If you see a lot of visitors in the High Country this weekend, one of the reasons is the Appalachian Classic youth soccer tournament. On August 28 & 29, people in the North Carolina High Country will get a taste of “the beautiful game’s” popularity as 45 boys and girls teams ranging in ages from U11 to U18 will make their way to the annual soccer tournament Appalachian Classic, hosted by Boone-based High Country Soccer Association (HCSA). HCSA’s annual spring tournament, the King of the Mountain, hosts approximately 90 teams.
The Appalachian Classic, which began in 2015, will be spread across fields at the Ted Mackorell Soccer Complex (TMSC; home of HCSA, Watauga County’s Parks and Recreation, and Appalachian State Men’s and Women’s Soccer), Brookshire Park, and Watauga High School. In addition to the HCSA staff, it takes about 50 volunteers to run the Appalachian Classic Soccer Tournament. Participating teams will be from 4 different states.
“The Appalachian Classic is a great way for soccer clubs and teams to start their fall season,” says Rick Suyao, Executive Director of High Country Soccer Association. “There is great competition against teams you normally don’t play against during the regular league season. In August, the weather is usually more comfortable and cooler than off the mountain and in addition to soccer, visitors can see and do all the neat things our area offers as a tourist destination.”
In an independent study done by Appalachian State University’s Department of Economics, HCSA’s two summer tournaments, King of the Mountain in May and the Appalachian Classic in August, together generate a total boost of around $955,000 to the local economy.
“A lot of people only know of HCSA as a soccer club that serves the local youth, but when we host these tournaments, we also bring more than 5,500 out-of-town visitors,” says Suyao. “The great thing about youth travel soccer is it’s usually a family affair, so the whole family of each player usually comes together and makes a mini-vacation of it on tournament weekends. In addition to the tournaments, regular league games in Boone during the spring and fall soccer seasons will bring more than 10,000 soccer visitors annually from the visiting teams. We haven’t done an economic impact study yet for the entire year.”
High Country Soccer Association, which opened in 1986, offers soccer training to youth ranging from U6 to U18 and competes in the North Carolina Youth Soccer Association. HCSA also operates winter futsal youth training and the local adult leagues. In all, HCSA has more than 600 youth players and more than 300 adult players from five different counties.
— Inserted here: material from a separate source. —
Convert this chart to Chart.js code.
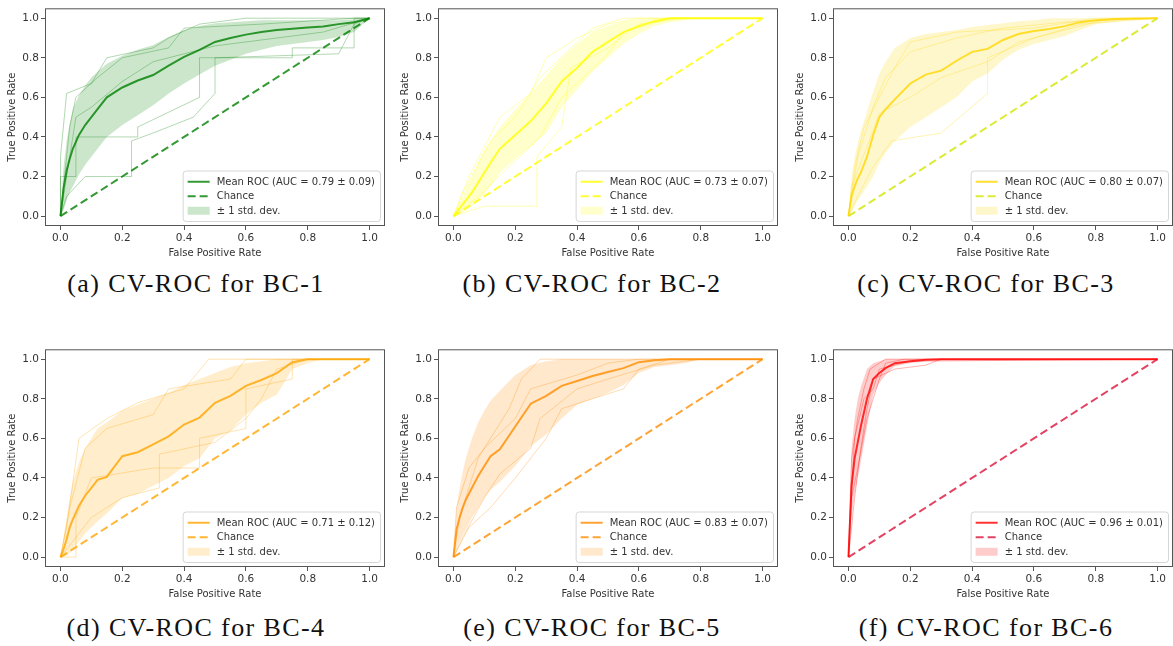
<!DOCTYPE html>
<html>
<head>
<meta charset="utf-8">
<script src="https://cdn.jsdelivr.net/npm/chart.js@4.4.1/dist/chart.umd.min.js"></script>
<style>
  body { margin: 0; width: 1173px; height: 646px; overflow: hidden; background: #fff; position: relative; }
  canvas { position: absolute; }
  .cap { position: absolute; width: 390px; text-align: center; font-family: "Liberation Serif", serif;
         font-size: 26px; line-height: 26px; letter-spacing: 1.4px; color: #111; white-space: nowrap; }
</style>
</head>
<body>
<script>
// shared axis values
const tickValues = [0, 0.2, 0.4, 0.6, 0.8, 1.0];
const tickLabels = ["0.0", "0.2", "0.4", "0.6", "0.8", "1.0"];
const fpr = [0, 0.01, 0.02, 0.03, 0.04, 0.06, 0.08, 0.1, 0.12, 0.15, 0.2, 0.25, 0.3, 0.35, 0.4, 0.45, 0.5, 0.55, 0.6, 0.65, 0.7, 0.75, 0.8, 0.85, 0.9, 0.95, 1.0];

const captions = ["(a) CV-ROC for BC-1", "(b) CV-ROC for BC-2", "(c) CV-ROC for BC-3",
                  "(d) CV-ROC for BC-4", "(e) CV-ROC for BC-5", "(f) CV-ROC for BC-6"];
const aucMean = [0.79, 0.73, 0.80, 0.71, 0.83, 0.96];
const aucStd  = [0.09, 0.07, 0.07, 0.12, 0.07, 0.01];

// mean TPR and +/- 1 std bounds at the fpr grid
const meanA  = [0, .14, .23, .29, .34, .41, .46, .50, .54, .60, .65, .685, .713, .76, .805, .84, .88, .90, .917, .93, .94, .947, .953, .958, .97, .98, 1];
const upperA = [0, .25, .38, .47, .54, .61, .66, .70, .73, .77, .81, .84, .865, .905, .94, .96, .975, .98, .985, .99, .99, .99, .99, .99, .99, .995, 1];
const lowerA = [0, .03, .08, .12, .15, .21, .26, .30, .34, .40, .46, .51, .56, .62, .67, .715, .76, .79, .82, .84, .86, .87, .88, .89, .905, .93, 1];

const meanB  = [0, .02, .04, .06, .08, .12, .17, .22, .27, .34, .41, .48, .57, .68, .75, .83, .88, .93, .96, .985, 1, 1, 1, 1, 1, 1, 1];
const upperB = [0, .04, .07, .10, .14, .20, .27, .33, .38, .45, .54, .62, .71, .80, .87, .93, .96, .985, .995, 1, 1, 1, 1, 1, 1, 1, 1];
const lowerB = [0, 0, .01, .02, .03, .05, .08, .11, .15, .22, .29, .35, .42, .55, .64, .73, .80, .87, .92, .96, .98, .99, 1, 1, 1, 1, 1];

const meanC  = [0, .10, .15, .19, .22, .30, .41, .50, .54, .59, .67, .715, .735, .785, .83, .845, .89, .92, .935, .945, .96, .98, .99, .995, .997, .998, 1];
const upperC = [0, .20, .30, .37, .43, .53, .63, .72, .78, .85, .90, .92, .93, .94, .955, .965, .975, .985, .99, 1, 1, 1, 1, 1, 1, 1, 1];
const lowerC = [0, .02, .05, .08, .10, .15, .20, .27, .32, .38, .45, .50, .55, .60, .68, .72, .79, .84, .87, .89, .91, .94, .97, .98, .99, .995, 1];

const meanD  = [0, .04, .09, .15, .19, .26, .31, .35, .39, .405, .51, .53, .57, .61, .67, .705, .78, .815, .865, .895, .93, .985, 1, 1, 1, 1, 1];
const upperD = [0, .10, .20, .30, .38, .48, .55, .60, .65, .68, .74, .77, .80, .83, .87, .90, .93, .96, .98, .99, 1, 1, 1, 1, 1, 1, 1];
const lowerD = [0, 0, .01, .02, .04, .08, .12, .15, .18, .22, .30, .32, .36, .40, .46, .50, .60, .64, .72, .78, .82, .95, .98, 1, 1, 1, 1];

const meanE  = [0, .14, .20, .25, .29, .35, .41, .46, .51, .545, .66, .775, .815, .865, .89, .915, .935, .955, .985, .995, 1, 1, 1, 1, 1, 1, 1];
const upperE = [0, .25, .35, .43, .50, .60, .68, .74, .79, .84, .92, .97, .99, 1, 1, 1, 1, 1, 1, 1, 1, 1, 1, 1, 1, 1, 1];
const lowerE = [0, .04, .08, .11, .14, .20, .25, .30, .34, .38, .46, .56, .62, .70, .77, .80, .83, .87, .93, .96, .97, .98, 1, 1, 1, 1, 1];

const meanF  = [0, .36, .50, .58, .66, .80, .90, .93, .955, .98, .99, .997, 1, 1, 1, 1, 1, 1, 1, 1, 1, 1, 1, 1, 1, 1, 1];
const upperF = [0, .55, .70, .80, .86, .95, .98, .99, 1, 1, 1, 1, 1, 1, 1, 1, 1, 1, 1, 1, 1, 1, 1, 1, 1, 1, 1];
const lowerF = [0, .20, .32, .40, .48, .66, .82, .88, .92, .965, .98, .99, .995, 1, 1, 1, 1, 1, 1, 1, 1, 1, 1, 1, 1, 1, 1];

// a few of the faint per-fold ROC curves, [fpr, tpr] corners
const foldsA = [
  [[0,0],[0,.2],[.05,.2],[.05,.4],[.25,.4],[.25,.45],[.45,.6],[.45,.8],[.75,.8],[.75,.85],[.95,.85],[.95,1],[1,1]],
  [[0,0],[.02,.1],[.08,.2],[.23,.2],[.23,.38],[.3,.42],[.43,.5],[.5,.62],[.5,.8],[.9,.82],[.95,.97],[1,1]],
  [[0,0],[0,.3],[.02,.62],[.1,.67],[.15,.8],[.3,.85],[.35,.9],[.45,.97],[.6,1],[1,1]],
  [[0,0],[.03,.45],[.05,.6],[.12,.7],[.2,.8],[.35,.85],[.4,.95],[.65,.97],[.95,1],[1,1]],
  [[0,0],[.05,.5],[.1,.55],[.2,.68],[.3,.78],[.5,.86],[.7,.9],[.85,.93],[1,1]]
];
const foldsB = [
  [[0,0],[.1,.05],[.27,.05],[.27,.3],[.35,.45],[.38,.75],[.5,.85],[.6,.97],[.75,1],[1,1]],
  [[0,0],[.05,.2],[.1,.35],[.15,.5],[.25,.62],[.3,.8],[.4,.9],[.5,.97],[.6,1],[1,1]],
  [[0,0],[.08,.1],[.18,.25],[.28,.4],[.35,.6],[.42,.7],[.5,.82],[.55,.93],[.7,1],[1,1]],
  [[0,0],[.03,.12],[.12,.38],[.2,.5],[.28,.7],[.38,.85],[.45,.95],[.55,1],[1,1]]
];
const foldsC = [
  [[0,0],[.02,.25],[.05,.45],[.1,.6],[.15,.75],[.2,.88],[.35,.93],[.6,.95],[.8,1],[1,1]],
  [[0,0],[.03,.1],[.08,.25],[.14,.38],[.3,.42],[.45,.62],[.45,.8],[.6,.9],[.75,.97],[1,1]],
  [[0,0],[.01,.15],[.06,.35],[.1,.52],[.2,.6],[.3,.7],[.45,.78],[.55,.88],[.85,1],[1,1]],
  [[0,0],[.03,.3],[.08,.55],[.12,.7],[.2,.83],[.35,.9],[.5,.95],[.7,.98],[1,1]]
];
const foldsD = [
  [[0,0],[.05,0],[.05,.2],[.1,.4],[.3,.45],[.45,.45],[.45,.6],[.6,.65],[.6,.85],[.75,.9],[.75,1],[1,1]],
  [[0,0],[.03,.25],[.08,.55],[.15,.65],[.3,.72],[.35,.85],[.55,.9],[.6,1],[1,1]],
  [[0,0],[.1,.2],[.2,.3],[.32,.35],[.32,.52],[.5,.58],[.6,.7],[.65,.8],[.7,.95],[.8,1],[1,1]],
  [[0,0],[.02,.15],[.06,.6],[.15,.7],[.25,.78],[.4,.85],[.48,1],[1,1]]
];
const foldsE = [
  [[0,0],[.02,.2],[.08,.5],[.12,.6],[.18,.75],[.22,.9],[.28,1],[1,1]],
  [[0,0],[.05,.15],[.12,.25],[.2,.4],[.3,.6],[.35,.75],[.45,.8],[.55,.85],[.6,.95],[.7,1],[1,1]],
  [[0,0],[.01,.25],[.05,.45],[.1,.55],[.2,.7],[.25,.85],[.4,.92],[.5,.98],[.6,1],[1,1]],
  [[0,0],[.03,.1],[.1,.3],[.15,.42],[.25,.55],[.28,.7],[.4,.85],[.5,.9],[.65,.97],[.8,1],[1,1]]
];
const foldsF = [
  [[0,0],[.01,.5],[.03,.7],[.05,.85],[.07,.95],[.12,1],[1,1]],
  [[0,0],[.02,.3],[.04,.55],[.06,.75],[.08,.9],[.15,.95],[.25,.97],[.3,1],[1,1]],
  [[0,0],[.005,.2],[.02,.6],[.05,.8],[.08,.85],[.1,.95],[.2,.99],[1,1]],
  [[0,0],[.01,.3],[.03,.45],[.06,.7],[.1,.9],[.12,.98],[.18,1],[1,1]]
];

// base rgb per panel, and a separate one for the chance line
const rgbMain   = ["0,128,0", "255,255,0", "255,215,0", "255,165,0", "255,140,0", "255,0,0"];
const rgbChance = ["0,128,0", "255,255,0", "210,230,0", "255,165,0", "255,140,0", "220,20,60"];

const panels = [
  { mean: meanA, upper: upperA, lower: lowerA, folds: foldsA, left: 0,   top: 0 },
  { mean: meanB, upper: upperB, lower: lowerB, folds: foldsB, left: 393, top: 0 },
  { mean: meanC, upper: upperC, lower: lowerC, folds: foldsC, left: 788, top: 0 },
  { mean: meanD, upper: upperD, lower: lowerD, folds: foldsD, left: 0,   top: 341 },
  { mean: meanE, upper: upperE, lower: lowerE, folds: foldsE, left: 393, top: 341 },
  { mean: meanF, upper: upperF, lower: lowerF, folds: foldsF, left: 788, top: 341 }
];
const captionCenters = [196, 592, 986, 196, 592, 986];
const captionTops = [271, 271, 271, 615, 615, 615];

Chart.defaults.font.family = '"DejaVu Sans", sans-serif';
Chart.defaults.font.size = 10;
Chart.defaults.color = "#333";

// matplotlib-like frame and lower-right legend
const mplFrame = {
  id: "mplFrame",
  afterDraw(chart, args, opts) {
    const { ctx, chartArea: a } = chart;
    ctx.save();
    ctx.strokeStyle = "#555";
    ctx.lineWidth = 1;
    ctx.strokeRect(a.left + 0.5, a.top + 0.5, a.right - a.left - 1, a.bottom - a.top - 1);

    const ds = chart.data.datasets;
    const items = [ds[2], ds[3], ds[1]];
    ctx.font = '10px "DejaVu Sans"';
    const tw = Math.max(...items.map(d => ctx.measureText(d.label).width));
    const rowH = 14.5, handle = 22;
    const w = 5 + handle + 7 + tw + 5, h = rowH * 3 + 7;
    const x = a.right - 5 - w, y = a.bottom - 5 - h;
    ctx.fillStyle = "rgba(255,255,255,0.8)";
    ctx.strokeStyle = "rgba(204,204,204,0.8)";
    ctx.beginPath();
    ctx.roundRect(x + 0.5, y + 0.5, w, h, 3);
    ctx.fill();
    ctx.stroke();
    items.forEach((d, i) => {
      const cy = y + 4 + rowH * i + rowH / 2;
      const hx = x + 5;
      if (i < 2) {
        ctx.strokeStyle = d.borderColor;
        ctx.lineWidth = 2;
        ctx.setLineDash(d.borderDash || []);
        ctx.beginPath();
        ctx.moveTo(hx, cy);
        ctx.lineTo(hx + handle, cy);
        ctx.stroke();
        ctx.setLineDash([]);
      } else {
        ctx.fillStyle = d.backgroundColor;
        ctx.fillRect(hx, cy - 4, handle, 8);
      }
      ctx.fillStyle = "#333";
      ctx.textBaseline = "middle";
      ctx.fillText(d.label, hx + handle + 7, cy + 0.5);
    });
    ctx.restore();
  }
};

panels.forEach((p, k) => {
  const cv = document.createElement("canvas");
  cv.width = 390; cv.height = 266;
  cv.style.left = p.left + "px";
  cv.style.top = p.top + "px";
  document.body.appendChild(cv);

  const cap = document.createElement("div");
  cap.className = "cap";
  cap.textContent = captions[k];
  cap.style.left = (captionCenters[k] - 195) + "px";
  cap.style.top = captionTops[k] + "px";
  document.body.appendChild(cap);

  const pts = ys => fpr.map((x, i) => ({ x, y: ys[i] }));
  const c = rgbMain[k];
  const datasets = [
    { label: "lower", data: pts(p.lower), borderColor: "transparent", borderWidth: 0,
      backgroundColor: `rgba(${c},0.2)`, fill: false },
    { label: "\u00b1 1 std. dev.", data: pts(p.upper), borderColor: "transparent", borderWidth: 0,
      backgroundColor: `rgba(${c},0.2)`, fill: "-1" },
    { label: `Mean ROC (AUC = ${aucMean[k].toFixed(2)} \u00b1 ${aucStd[k].toFixed(2)})`,
      data: pts(p.mean), borderColor: `rgba(${c},0.8)`, borderWidth: 2, fill: false },
    { label: "Chance", data: [{ x: 0, y: 0 }, { x: 1, y: 1 }], borderColor: `rgba(${rgbChance[k]},0.8)`,
      borderWidth: 2, borderDash: [8, 4], fill: false },
    ...p.folds.map(f => ({ label: "fold", data: f.map(([x, y]) => ({ x, y })),
      borderColor: `rgba(${c},0.3)`, borderWidth: 1, fill: false }))
  ];

  const axis = (title) => ({
    type: "linear", min: -0.05, max: 1.05,
    afterBuildTicks: s => { s.ticks = tickValues.map(v => ({ value: v })); },
    ticks: { callback: (v, i) => tickLabels[i], padding: 2, maxRotation: 0, autoSkip: false, color: "#333",
             font: { size: 10.5 } },
    grid: { display: true, drawOnChartArea: false, drawTicks: true, tickLength: 4, color: "#555", tickColor: "#555" },
    border: { display: false },
    title: { display: true, text: title, color: "#333", font: { size: 10 } }
  });
  const xs = axis("False Positive Rate");
  xs.afterFit = s => { s.height = 40; };
  xs.title.padding = { top: 0, bottom: 7 };
  const ys = axis("True Positive Rate");
  ys.afterFit = s => { s.width = 45; };
  ys.title.padding = { top: 6, bottom: 0 };

  new Chart(cv, {
    type: "line",
    data: { datasets },
    options: {
      responsive: false,
      animation: false,
      devicePixelRatio: 1,
      events: [],
      layout: { padding: { left: 0, right: 5, top: 5, bottom: 0 } },
      elements: { point: { radius: 0 }, line: { tension: 0 } },
      plugins: { legend: { display: false }, tooltip: { enabled: false } },
      scales: { x: xs, y: ys }
    },
    plugins: [mplFrame]
  });
});
</script>
</body>
</html>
“In January 2018, when the Boone Chamber presented an independent study of sports tourism done by DSA Sports LLC, we were excited to hear their analysis of the impact of soccer tournaments,” Suyao continues. “It’s nice to hear an expert analysis confirm what we’ve been doing, give legitimacy to our sport, and present we’re on the right path. During our tournaments, we partner with local hotels to help provide group rates that benefit everyone and we allow our restaurant sponsors to distribute coupons at TMSC. But we’re always looking to improve our tournaments, and make them even bigger.”